Ample room is given to those who express their dismay directly to Jones such as Black Lives Matter co-founder Patrisse Cullors and Andrea James, the executive director of the National Council for Incarcerated and Formerly Incarcerated Women and Girls, and Kramer finds revealing moments throughout where Jones gets in his own way by comporting a little too much to fit into any room he’s in, not realizing those on the outside are always watching. But even when his opportunism can look more ugly than shrewd, the results are rather extraordinary to watch when even before the legislative push for the First Step bill to pass through Congress, Jones and his team are gathering activists from Skid Row in Los Angeles to be in conversation with those from McDowell County, West Virginia whose lives have been touched by opioid addiction to understand how they’re fighting for the same things.

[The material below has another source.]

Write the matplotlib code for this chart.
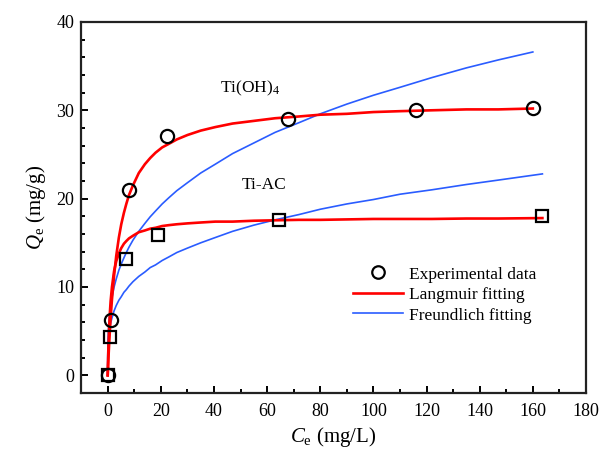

While “The First Step” can be seen as a feel-good triumph of grassroots organizing and coalition building, it is sobering in its clear-eyed recognition that so much that unfolds is political theater and too often perfect is the enemy of good when those on both sides of the aisle feel they can’t bring back anything less than a complete and total victory. In this sense, Jones may find it hard to cut deals yet is ideally suited to be an emblem of these times, a contradictory figure whose attempts to move things forward with bold statements can seem more likely to grab attention for himself than the matter at hand but who knows how to leverage celebrity to accomplish real good. (After all, where else other than this strange political moment, would Kim Kardashian, whose involvement in pushing the First Step bill isn’t made a focus of the film, come across as a voice of reason? During a TV interview she did with Jones when asked if her motives had anything to do with publicity, she could be speaking for the person next to her when she says, “It’s a genuine commitment, but let’s say it isn’t – it’s still saving people’s lives.”) When progress is usually messier as it’s happening than when it’s remembered, the ability of “The First Step” to engage with the moment that it’s in is invaluable.

“The First Step” will screen virtually through the Tribeca Film Festival beginning June 10th through June 15th.